D: No pressure, but it feels good to be a part of something that’s looked on as the best. That’s something everyone builds towards, to try to be the best in what they do. So to be a part of something that people regard you as the best, that’s a good thing.
How did the Sean Bell All-Stars team come together? Did someone from the team know Sean Bell’s family?
D: I feel the coach and most of the guys, not me myself, but most of the guys being from Queens, and being close to the family, helped the team come together. When that situation with Sean Bell happened, we just felt that forming this team would help keep his name alive. Raheem [Wiggins, Sean Bell All-Stars coach] has always been in the basketball world, he knows players, and when he puts his mind to something, he’s going to make it happen. He really wanted to represent his friend’s name, so he created this team and built it to what it is today.
What has been your favorite part about participating in the Million Dollar Summer Challenge?
D: Honestly, just being with your teammates and winning. You win and you do it for your teammates, that’s a very good thing.
Is it true that your team practices down at the West Fourth Street Courts? Did you feel the documentary Doin’ It In The Park represented the legacy of those courts well?

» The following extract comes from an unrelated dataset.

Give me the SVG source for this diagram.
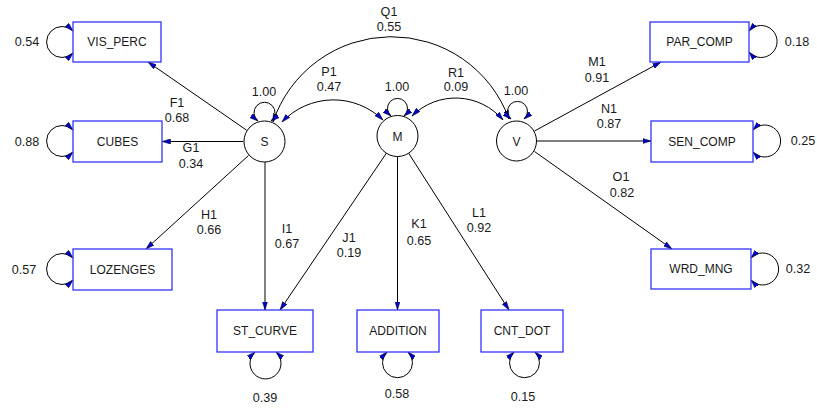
<svg xmlns="http://www.w3.org/2000/svg" width="817" height="408" viewBox="0 0 817 408">
<style>
text{font-family:"Liberation Sans",Arial,sans-serif;font-size:12px;fill:#1a1a1a;text-anchor:middle}
#labels text{font-size:12.6px}
.box rect{fill:#fff;stroke:#3333ff;stroke-width:1.3}
.lat circle{fill:#fff;stroke:#000;stroke-width:1}
.e{fill:none;stroke:#000;stroke-width:1;marker-end:url(#ah)}
.b{fill:none;stroke:#000;stroke-width:1;marker-start:url(#ahs);marker-end:url(#ah)}
</style>
<defs>
<marker id="ah" viewBox="0 0 10 6" refX="10" refY="3" markerWidth="8.5" markerHeight="5.5" markerUnits="userSpaceOnUse" orient="auto"><path d="M0,0 L10,3 L0,6 Z" fill="#0000cc" stroke="#000" stroke-width="0.6"/></marker>
<marker id="ahs" viewBox="0 0 10 6" refX="10" refY="3" markerWidth="8.5" markerHeight="5.5" markerUnits="userSpaceOnUse" orient="auto-start-reverse"><path d="M0,0 L10,3 L0,6 Z" fill="#0000cc" stroke="#000" stroke-width="0.6"/></marker>
</defs>
<rect width="817" height="408" fill="#fff"/>
<g id="connectors">
<path class="e" d="M246.6,130.2 L148,62"/>
<path class="e" d="M243.5,141.5 L162,141.5"/>
<path class="e" d="M248.5,155.5 L146,249"/>
<path class="e" d="M265,162 L265,310"/>
<path class="e" d="M386.5,153 L280,310"/>
<path class="e" d="M397.5,156.5 L397.5,310"/>
<path class="e" d="M408.5,153 L509,310"/>
<path class="e" d="M534.5,131 L661,62"/>
<path class="e" d="M536.5,141 L651,141"/>
<path class="e" d="M534.5,151.5 L672,249"/>
<path class="b" d="M282,122 A71,71 0 0 1 383,120"/>
<path class="b" d="M273,122 A125,125 0 0 1 509,119"/>
<path class="b" d="M412,116 A62,62 0 0 1 503,120"/>
<path class="b" d="M258,121 A10.5,10.5 0 1 1 271,121"/>
<path class="b" d="M391,116 A10,10 0 1 1 404,116"/>
<path class="b" d="M511,119 A10,10 0 1 1 524,119"/>
<path class="b" d="M73,31 A15.5,15.5 0 1 0 73,53"/>
<path class="b" d="M73,130 A15.5,15.5 0 1 0 73,152"/>
<path class="b" d="M73,258 A15.5,15.5 0 1 0 73,280"/>
<path class="b" d="M749,31 A16,16 0 1 1 749,52"/>
<path class="b" d="M753,130 A16,16 0 1 1 753,152"/>
<path class="b" d="M751,258 A16,16 0 1 1 751,280"/>
<path class="b" d="M255,352 A15.5,15.5 0 1 0 276,352"/>
<path class="b" d="M387,352 A15,15 0 1 0 408,352"/>
<path class="b" d="M514,352 A15,15 0 1 0 535,352"/>
</g>
<g id="S" class="lat"><circle cx="264.5" cy="141.5" r="20.5"/><text x="264.5" y="146">S</text></g>
<g id="M" class="lat"><circle cx="397.5" cy="136" r="20.5"/><text x="397.5" y="140.5">M</text></g>
<g id="V" class="lat"><circle cx="516.5" cy="141" r="20"/><text x="516.5" y="145.5">V</text></g>
<g id="VIS_PERC" class="box"><rect x="73" y="22" width="88" height="40"/><text x="117" y="46">VIS_PERC</text></g>
<g id="CUBES" class="box"><rect x="73" y="121" width="89" height="41"/><text x="117.5" y="146">CUBES</text></g>
<g id="LOZENGES" class="box"><rect x="73" y="249" width="99" height="41"/><text x="122.5" y="274">LOZENGES</text></g>
<g id="ST_CURVE" class="box"><rect x="217" y="310" width="96" height="42"/><text x="265" y="335">ST_CURVE</text></g>
<g id="ADDITION" class="box"><rect x="357" y="310" width="82" height="42"/><text x="398" y="335">ADDITION</text></g>
<g id="CNT_DOT" class="box"><rect x="481" y="310" width="82" height="42"/><text x="522" y="335">CNT_DOT</text></g>
<g id="PAR_COMP" class="box"><rect x="650" y="22" width="99" height="40"/><text x="699.5" y="46">PAR_COMP</text></g>
<g id="SEN_COMP" class="box"><rect x="651" y="121" width="102" height="41"/><text x="702" y="146">SEN_COMP</text></g>
<g id="WRD_MNG" class="box"><rect x="651" y="249" width="100" height="40"/><text x="701" y="273">WRD_MNG</text></g>
<g id="labels">
<text x="27" y="46">0.54</text>
<text x="27" y="146">0.88</text>
<text x="24" y="274">0.57</text>
<text x="797" y="46">0.18</text>
<text x="803" y="145">0.25</text>
<text x="798" y="273">0.32</text>
<text x="265" y="402">0.39</text>
<text x="397" y="398">0.58</text>
<text x="523" y="401">0.15</text>
<text x="264" y="96">1.00</text>
<text x="397" y="91">1.00</text>
<text x="516" y="95">1.00</text>
<text x="389" y="16">Q1</text><text x="389" y="31">0.55</text>
<text x="329" y="76">P1</text><text x="329" y="91">0.47</text>
<text x="456" y="77">R1</text><text x="456" y="91">0.09</text>
<text x="177" y="107">F1</text><text x="177" y="122">0.68</text>
<text x="191" y="152">G1</text><text x="191" y="168">0.34</text>
<text x="209" y="219">H1</text><text x="209" y="234">0.66</text>
<text x="287" y="233">I1</text><text x="287" y="248">0.67</text>
<text x="349" y="242">J1</text><text x="349" y="257">0.19</text>
<text x="419" y="228">K1</text><text x="419" y="245">0.65</text>
<text x="479" y="217">L1</text><text x="479" y="232">0.92</text>
<text x="597" y="66">M1</text><text x="597" y="82">0.91</text>
<text x="609" y="113">N1</text><text x="609" y="128">0.87</text>
<text x="621" y="181">O1</text><text x="622" y="197">0.82</text>
</g>
</svg>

D: It represented them to a T. Everybody knows about being able to play at West 4th and relive history. To play basketball there, it’s a big part of why New York City basketball is what it is today. Doin’ It In The Park was a very good documentary.
Where do you hope to be a year from now personally and professionally? Is there anything you’re hoping to accomplish off of the court?
D: Just making myself a better basketball player and a better father, and just always expanding on my game.
Finally, Delroy, any last words for the kids?
D: Stay true to yourself and always progress.